TASK INSTRUCTIONS:
Give back the whole listing exactly as shown.

══ AVAILABLE DATA

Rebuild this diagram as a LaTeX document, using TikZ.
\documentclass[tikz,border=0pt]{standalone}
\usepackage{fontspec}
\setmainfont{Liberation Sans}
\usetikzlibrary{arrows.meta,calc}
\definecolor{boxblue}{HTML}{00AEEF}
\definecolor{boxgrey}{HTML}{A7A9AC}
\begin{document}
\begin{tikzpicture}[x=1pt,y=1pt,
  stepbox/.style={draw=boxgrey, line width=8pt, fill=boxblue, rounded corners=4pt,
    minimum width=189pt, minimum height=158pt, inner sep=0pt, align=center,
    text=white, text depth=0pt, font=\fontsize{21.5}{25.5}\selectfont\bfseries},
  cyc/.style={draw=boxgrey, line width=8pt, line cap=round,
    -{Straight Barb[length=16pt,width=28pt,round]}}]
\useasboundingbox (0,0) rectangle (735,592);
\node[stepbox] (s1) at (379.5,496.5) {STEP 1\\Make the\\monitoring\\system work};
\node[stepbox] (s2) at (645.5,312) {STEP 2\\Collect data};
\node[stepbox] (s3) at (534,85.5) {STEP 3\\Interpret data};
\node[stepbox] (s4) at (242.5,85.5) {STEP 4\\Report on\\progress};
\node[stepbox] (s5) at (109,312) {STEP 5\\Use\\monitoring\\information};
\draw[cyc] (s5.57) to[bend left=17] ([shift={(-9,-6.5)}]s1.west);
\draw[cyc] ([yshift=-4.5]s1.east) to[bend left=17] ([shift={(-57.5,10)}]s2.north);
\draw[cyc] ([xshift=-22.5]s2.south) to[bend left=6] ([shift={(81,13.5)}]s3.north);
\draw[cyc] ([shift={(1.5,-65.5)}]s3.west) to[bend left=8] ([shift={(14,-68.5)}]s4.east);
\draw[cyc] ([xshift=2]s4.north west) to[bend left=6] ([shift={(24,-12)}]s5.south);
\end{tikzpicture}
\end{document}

════

RESPONSE FOR THIS EXERCISE:
Rebuild this diagram as a LaTeX document, using TikZ.
\documentclass[tikz,border=0pt]{standalone}
\usepackage{fontspec}
\setmainfont{Liberation Sans}
\usetikzlibrary{arrows.meta,calc}
\definecolor{boxblue}{HTML}{00AEEF}
\definecolor{boxgrey}{HTML}{A7A9AC}
\begin{document}
\begin{tikzpicture}[x=1pt,y=1pt,
  stepbox/.style={draw=boxgrey, line width=8pt, fill=boxblue, rounded corners=4pt,
    minimum width=189pt, minimum height=158pt, inner sep=0pt, align=center,
    text=white, text depth=0pt, font=\fontsize{21.5}{25.5}\selectfont\bfseries},
  cyc/.style={draw=boxgrey, line width=8pt, line cap=round,
    -{Straight Barb[length=16pt,width=28pt,round]}}]
\useasboundingbox (0,0) rectangle (735,592);
\node[stepbox] (s1) at (379.5,496.5) {STEP 1\\Make the\\monitoring\\system work};
\node[stepbox] (s2) at (645.5,312) {STEP 2\\Collect data};
\node[stepbox] (s3) at (534,85.5) {STEP 3\\Interpret data};
\node[stepbox] (s4) at (242.5,85.5) {STEP 4\\Report on\\progress};
\node[stepbox] (s5) at (109,312) {STEP 5\\Use\\monitoring\\information};
\draw[cyc] (s5.57) to[bend left=17] ([shift={(-9,-6.5)}]s1.west);
\draw[cyc] ([yshift=-4.5]s1.east) to[bend left=17] ([shift={(-57.5,10)}]s2.north);
\draw[cyc] ([xshift=-22.5]s2.south) to[bend left=6] ([shift={(81,13.5)}]s3.north);
\draw[cyc] ([shift={(1.5,-65.5)}]s3.west) to[bend left=8] ([shift={(14,-68.5)}]s4.east);
\draw[cyc] ([xshift=2]s4.north west) to[bend left=6] ([shift={(24,-12)}]s5.south);
\end{tikzpicture}
\end{document}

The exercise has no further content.